Melinda Gates isn’t the kind of billionaire philanthropist who simply signs off on a donation. The former Microsoft General Manager puts boots on the ground in the communities she seeks to help. She comes face-to-face with the people who benefit from the medical care she and her husband, Bill Gates, fund via The Bill and Melinda Gates Foundation – the largest private charity in the world.
People like Meena, a woman who gave birth at one of their health clinics in India’s north in 2010. Speaking to Oprah’s Super Soul Sunday last month, Melinda recalled how she asked this young mother a simple question: ‘Do you want to have more children?’
“Eventually, after a very long pause, she looked up at me and she said, ‘I can’t have anymore children… I don’t have any hope for these two children.
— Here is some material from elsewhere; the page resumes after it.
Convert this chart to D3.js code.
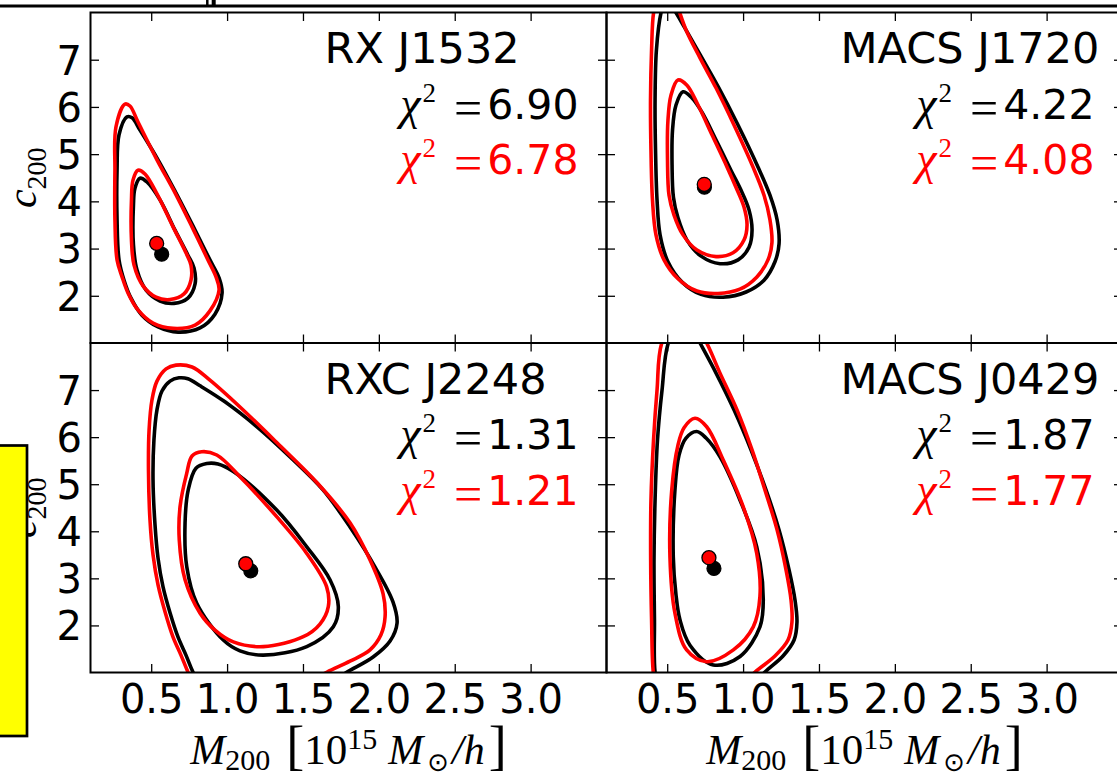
<!DOCTYPE html>
<html>
<head>
<meta charset="utf-8">
<script src="https://cdn.jsdelivr.net/npm/d3@7"></script>
<style>
  html, body { margin: 0; padding: 0; background: #fff; }
  svg { display: block; }
</style>
</head>
<body>
<svg id="fig" width="1117" height="779"></svg>
<script>
// ---- data -------------------------------------------------------------
const clusterNames = ["RX J1532", "MACS J1720", "RXC J2248", "MACS J0429"];
const chi2Black = [6.90, 4.22, 1.31, 1.87];
const chi2Red   = [6.78, 4.08, 1.21, 1.77];

// best-fit (M200, c200)
const bestFitBlack = [[0.569, 2.88], [0.745, 4.30], [1.156, 3.16], [0.808, 3.21]];
const bestFitRed   = [[0.536, 3.11], [0.744, 4.36], [1.123, 3.31], [0.775, 3.44]];

const xTickValues = [0.5, 1.0, 1.5, 2.0, 2.5, 3.0];
const yTickValues = [2, 3, 4, 5, 6, 7];
const xDomain = [0.1, 3.5];
const yDomain = [1, 8];

// confidence contours, one list of (M200, c200) vertices per cluster
const blackInner = [
  [[0.426,4.49],[0.393,4.28],[0.383,3.92],[0.383,3.08],[0.406,2.55],[0.466,2.12],[0.558,1.89],[0.650,1.84],
   [0.742,1.95],[0.789,2.25],[0.782,2.59],[0.742,2.86],[0.657,3.39],[0.558,4.03],[0.472,4.41]],
  [[0.604,6.32],[0.558,6.04],[0.535,5.51],[0.532,4.77],[0.541,4.09],[0.571,3.65],[0.630,3.18],[0.723,2.84],
   [0.848,2.68],[0.967,2.76],[1.039,3.03],[1.059,3.39],[1.039,3.82],[0.986,4.24],[0.920,4.66],[0.822,5.30],
   [0.729,5.89],[0.657,6.21]],
  [[0.866,5.44],[0.795,5.34],[0.744,4.88],[0.723,4.17],[0.734,3.25],[0.800,2.47],[0.975,1.69],[1.085,1.46],
   [1.239,1.37],[1.525,1.55],[1.700,1.97],[1.733,2.40],[1.678,2.97],[1.525,3.67],[1.327,4.45],[1.041,5.27],
   [0.940,5.43]],
  [[0.694,6.12],[0.624,5.98],[0.578,5.62],[0.551,4.88],[0.540,3.46],[0.558,2.65],[0.584,2.12],[0.650,1.58],
   [0.804,1.16],[0.980,1.34],[1.111,1.97],[1.133,2.54],[1.090,3.67],[0.980,4.66],[0.848,5.58],[0.756,5.98]]
];
const blackOuter = [
  [[0.340,5.79],[0.288,5.41],[0.275,4.66],[0.275,3.61],[0.288,2.76],[0.321,2.33],[0.367,1.95],[0.439,1.59],
   [0.545,1.34],[0.677,1.23],[0.822,1.32],[0.920,1.61],[0.967,2.06],[0.947,2.38],[0.887,2.76],[0.775,3.48],
   [0.663,4.18],[0.545,4.88],[0.426,5.51],[0.374,5.77]],
  [[0.492,8.31],[0.459,7.99],[0.429,7.21],[0.420,6.15],[0.423,5.09],[0.433,4.03],[0.453,3.29],[0.505,2.72],
   [0.598,2.29],[0.723,2.03],[0.868,1.97],[1.020,2.08],[1.138,2.33],[1.210,2.72],[1.237,3.10],[1.224,3.61],
   [1.177,4.13],[1.098,4.73],[0.960,5.66],[0.841,6.40],[0.729,7.04],[0.617,7.67],[0.538,8.10]],
  [[0.683,7.26],[0.624,7.19],[0.571,6.98],[0.538,6.58],[0.518,5.94],[0.512,5.09],[0.525,4.14],[0.545,3.43],
   [0.578,2.82],[0.624,2.27],[0.677,1.75],[0.729,1.37],[0.775,1.01],[0.848,0.56],[1.250,0.12],[1.612,0.67],
   [1.790,1.01],[1.962,1.33],[2.074,1.67],[2.120,2.05],[2.093,2.50],[1.975,3.24],[1.810,4.09],[1.632,4.88],
   [1.415,5.58],[1.197,6.22],[0.986,6.75],[0.822,7.09],[0.742,7.24]],
  [[0.611,8.63],[0.507,8.00],[0.466,7.00],[0.436,5.94],[0.420,4.66],[0.413,3.39],[0.416,2.12],[0.420,1.01],
   [0.453,0.52],[0.782,0.12],[1.046,0.67],[1.144,1.01],[1.263,1.35],[1.336,1.69],[1.355,2.07],[1.342,2.54],
   [1.303,3.18],[1.237,4.03],[1.151,4.88],[1.052,5.73],[0.940,6.58],[0.822,7.36],[0.716,8.00],[0.670,8.27]]
];
const redInner = [
  [[0.413,4.66],[0.380,4.45],[0.370,4.03],[0.370,3.18],[0.387,2.65],[0.446,2.21],[0.532,1.97],[0.624,1.92],
   [0.716,2.04],[0.762,2.33],[0.762,2.65],[0.729,2.91],[0.644,3.46],[0.538,4.16],[0.459,4.58]],
  [[0.571,6.57],[0.525,6.25],[0.505,5.72],[0.502,4.88],[0.512,4.13],[0.545,3.71],[0.604,3.29],[0.696,2.97],
   [0.822,2.83],[0.934,2.91],[1.006,3.18],[1.026,3.50],[1.006,3.88],[0.953,4.30],[0.894,4.73],[0.795,5.41],
   [0.703,6.04],[0.630,6.46]],
  [[0.833,5.69],[0.769,5.60],[0.734,5.23],[0.690,4.52],[0.685,3.81],[0.723,2.97],[0.822,2.26],[0.920,1.90],
   [1.041,1.65],[1.239,1.55],[1.502,1.76],[1.612,2.03],[1.667,2.40],[1.656,2.82],[1.525,3.53],[1.327,4.31],
   [1.085,5.16],[0.932,5.62]],
  [[0.683,6.40],[0.611,6.20],[0.571,5.83],[0.530,4.88],[0.518,3.46],[0.551,2.26],[0.628,1.48],[0.760,1.23],
   [0.936,1.48],[1.067,1.97],[1.111,2.61],[1.090,3.53],[1.001,4.52],[0.870,5.51],[0.760,6.22]]
];
const redOuter = [
  [[0.327,6.06],[0.268,5.58],[0.261,4.66],[0.261,3.61],[0.275,2.76],[0.308,2.40],[0.347,2.06],[0.413,1.70],
   [0.512,1.42],[0.644,1.31],[0.789,1.38],[0.887,1.68],[0.947,2.12],[0.927,2.40],[0.874,2.76],[0.769,3.46],
   [0.657,4.18],[0.538,4.88],[0.413,5.68],[0.360,6.02]],
  [[0.492,8.65],[0.433,8.27],[0.410,7.99],[0.397,7.21],[0.390,6.15],[0.393,5.09],[0.403,4.03],[0.426,3.29],
   [0.479,2.76],[0.571,2.36],[0.696,2.10],[0.835,2.05],[0.979,2.14],[1.091,2.40],[1.164,2.76],[1.190,3.12],
   [1.177,3.61],[1.138,4.13],[1.065,4.73],[0.934,5.66],[0.822,6.40],[0.716,7.04],[0.624,7.63],[0.571,8.10],
   [0.532,8.44]],
  [[0.663,7.53],[0.598,7.45],[0.538,7.19],[0.505,6.79],[0.486,6.15],[0.482,5.30],[0.492,4.24],[0.512,3.50],
   [0.545,2.86],[0.591,2.29],[0.644,1.75],[0.696,1.37],[0.742,1.01],[0.808,0.56],[1.151,0.16],[1.481,0.71],
   [1.659,1.01],[1.810,1.24],[1.942,1.48],[2.014,1.80],[2.041,2.18],[2.028,2.67],[1.942,3.39],[1.810,4.18],
   [1.593,5.03],[1.329,5.88],[1.085,6.64],[0.887,7.21],[0.769,7.49]],
  [[0.611,8.90],[0.464,8.00],[0.433,7.00],[0.410,5.94],[0.393,4.66],[0.391,3.39],[0.397,2.12],[0.408,1.01],
   [0.433,0.52],[0.716,0.16],[0.967,0.67],[1.079,1.01],[1.210,1.35],[1.296,1.69],[1.322,2.07],[1.316,2.54],
   [1.283,3.18],[1.224,4.03],[1.144,4.88],[1.059,5.73],[0.960,6.58],[0.848,7.36],[0.760,8.00],[0.696,8.34]]
];

// ---- layout -----------------------------------------------------------
const svg = d3.select("#fig");
const W = 1117, H = 779;
const panelW = 516;
const colLeft = [90.5, 606.5];
const rowTop = [12.5, 343];
const rowBottom = [343, 672.5];

const SANS = "'DejaVu Sans', 'Bitstream Vera Sans', sans-serif";
const SERIF = "'Liberation Serif', 'DejaVu Serif', serif";
const RED = "#ff0000";

// edge of the frame sitting above this figure
const head = svg.append("g");
head.append("line").attr("x1", 0).attr("x2", W).attr("y1", 6).attr("y2", 6)
  .attr("stroke", "#000").attr("stroke-width", 3);
head.append("line").attr("x1", 207.3).attr("x2", 207.3).attr("y1", 0).attr("y2", 6)
  .attr("stroke", "#000").attr("stroke-width", 2.5);
head.append("line").attr("x1", 213.7).attr("x2", 213.7).attr("y1", 0).attr("y2", 6)
  .attr("stroke", "#000").attr("stroke-width", 4);

const defs = svg.append("defs");

function drawPanel(i, col, row) {
  const left = colLeft[col], top = rowTop[row], bottom = rowBottom[row];
  const x = d3.scaleLinear().domain(xDomain).range([left, left + panelW]);
  const y = d3.scaleLinear().domain(yDomain).range([bottom, top]);
  const g = svg.append("g");

  defs.append("clipPath").attr("id", "clip" + i)
    .append("rect").attr("x", left).attr("y", top)
    .attr("width", panelW).attr("height", bottom - top);

  const line = d3.line()
    .x(d => x(d[0])).y(d => y(d[1]))
    .curve(d3.curveCatmullRomClosed.alpha(0.5));

  const plot = g.append("g").attr("clip-path", `url(#clip${i})`);
  [[blackOuter[i], "#000"], [blackInner[i], "#000"], [redOuter[i], RED], [redInner[i], RED]]
    .forEach(([pts, color]) => {
      plot.append("path").attr("d", line(pts))
        .attr("fill", "none").attr("stroke", color)
        .attr("stroke-width", 3.6).attr("stroke-linejoin", "round");
    });

  plot.append("circle").attr("cx", x(bestFitBlack[i][0])).attr("cy", y(bestFitBlack[i][1]))
    .attr("r", 7).attr("fill", "#000").attr("stroke", "#000").attr("stroke-width", 1.2);
  plot.append("circle").attr("cx", x(bestFitRed[i][0])).attr("cy", y(bestFitRed[i][1]))
    .attr("r", 7).attr("fill", RED).attr("stroke", "#000").attr("stroke-width", 1.3);

  // axes: inward ticks on all four sides
  const tickLen = 8.5;
  const axB = g.append("g").attr("transform", `translate(0,${bottom})`)
    .call(d3.axisBottom(x).tickValues(xTickValues).tickSizeInner(-tickLen).tickSizeOuter(0)
      .tickPadding(12).tickFormat(row === 1 ? d3.format(".1f") : () => ""));
  const axT = g.append("g").attr("transform", `translate(0,${top})`)
    .call(d3.axisTop(x).tickValues(xTickValues).tickSizeInner(-tickLen).tickSizeOuter(0).tickFormat(() => ""));
  const axL = g.append("g").attr("transform", `translate(${left},0)`)
    .call(d3.axisLeft(y).tickValues(yTickValues).tickSizeInner(-tickLen).tickSizeOuter(0)
      .tickPadding(8.5).tickFormat(col === 0 ? d3.format("d") : () => ""));
  const axR = g.append("g").attr("transform", `translate(${left + panelW},0)`)
    .call(d3.axisRight(y).tickValues(yTickValues).tickSizeInner(-tickLen).tickSizeOuter(0).tickFormat(() => ""));
  [axB, axT, axL, axR].forEach(a => {
    a.select(".domain").remove();
    a.selectAll(".tick line").attr("stroke", "#000").attr("stroke-width", 1.3);
    a.selectAll(".tick text").attr("font-family", SANS).attr("font-size", 40).attr("fill", "#000");
  });
  axL.selectAll(".tick text").attr("dy", "0.36em");

  // frame
  g.append("rect").attr("x", left).attr("y", top).attr("width", panelW).attr("height", bottom - top)
    .attr("fill", "none").attr("stroke", "#000").attr("stroke-width", 2);

  // cluster name
  g.append("text").attr("x", left + 234).attr("y", top + 50.5)
    .attr("font-family", SANS).attr("font-size", 43).attr("fill", "#000")
    .text(clusterNames[i]);

  // chi-square lines
  [[chi2Black[i], "#000", 106], [chi2Red[i], RED, 161.5]].forEach(([v, color, dyTop]) => {
    const t = g.append("text").attr("x", left + 488).attr("y", top + dyTop)
      .attr("text-anchor", "end").attr("fill", color);
    t.append("tspan").attr("font-family", SERIF).attr("font-style", "italic").attr("font-size", 46).text("χ");
    t.append("tspan").attr("font-family", SERIF).attr("font-size", 27).attr("dy", -17).attr("dx", 2).text("2");
    t.append("tspan").attr("font-family", SERIF).attr("font-size", 50)
      .attr("dy", 23).attr("dx", 18).text("=");
    t.append("tspan").attr("font-family", SANS).attr("font-size", 41).attr("dy", -6).attr("dx", 5).text(v.toFixed(2));
  });

  // axis labels
  if (col === 0) {
    const cy = (top + bottom) / 2;
    const lab = g.append("text").attr("transform", `translate(36,${cy}) rotate(-90)`)
      .attr("text-anchor", "middle").attr("fill", "#000").attr("font-family", SERIF);
    lab.append("tspan").attr("font-style", "italic").attr("font-size", 42).text("c");
    lab.append("tspan").attr("font-size", 28).attr("dy", 10).text("200");
  }
  if (row === 1) {
    const cx = left + panelW / 2;
    const lab = g.append("text").attr("x", cx).attr("y", 764)
      .attr("text-anchor", "middle").attr("fill", "#000").attr("font-family", SERIF);
    lab.append("tspan").attr("font-style", "italic").attr("font-size", 42).text("M");
    lab.append("tspan").attr("font-size", 30).attr("dy", 6).text("200");
    lab.append("tspan").attr("font-size", 54).attr("dy", -6).attr("dx", 16).text("[");
    lab.append("tspan").attr("font-size", 43).text("10");
    lab.append("tspan").attr("font-size", 30).attr("dy", -15).text("15");
    lab.append("tspan").attr("font-style", "italic").attr("font-size", 42).attr("dy", 15).attr("dx", 11).text("M");
    lab.append("tspan").attr("font-family", "'DejaVu Sans', sans-serif").attr("font-size", 26).attr("dy", 7).attr("dx", 4).text("⊙");
    lab.append("tspan").attr("font-style", "italic").attr("font-size", 42).attr("dy", -7).attr("dx", 3).text("/h");
    lab.append("tspan").attr("font-size", 54).attr("dx", 4).text("]");
  }
}

drawPanel(0, 0, 0);
drawPanel(1, 1, 0);
drawPanel(2, 0, 1);
drawPanel(3, 1, 1);

// yellow note box at the left edge
svg.append("rect").attr("x", -10).attr("y", 445.5).attr("width", 37).attr("height", 290.5)
  .attr("fill", "#ffff00").attr("stroke", "#000").attr("stroke-width", 2.7);
</script>
</body>
</html>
I have no hope. I can’t hardly feed these kids. My only hope is if you take my two boys home with you.’
“I had to beg her for her forgiveness, and I just said, ‘I just can’t. I am sorry, but I can’t. I have three children of my own at home. I know you love these boys. [But] I can’t.’ It was crushing.”
It was the first time a loving, desperate mother asked Melinda to take her children. But it wasn’t the last.
It’s encounters like this that capture the unique moral dilemma of the uber-rich. Who do you help? Where? And how much?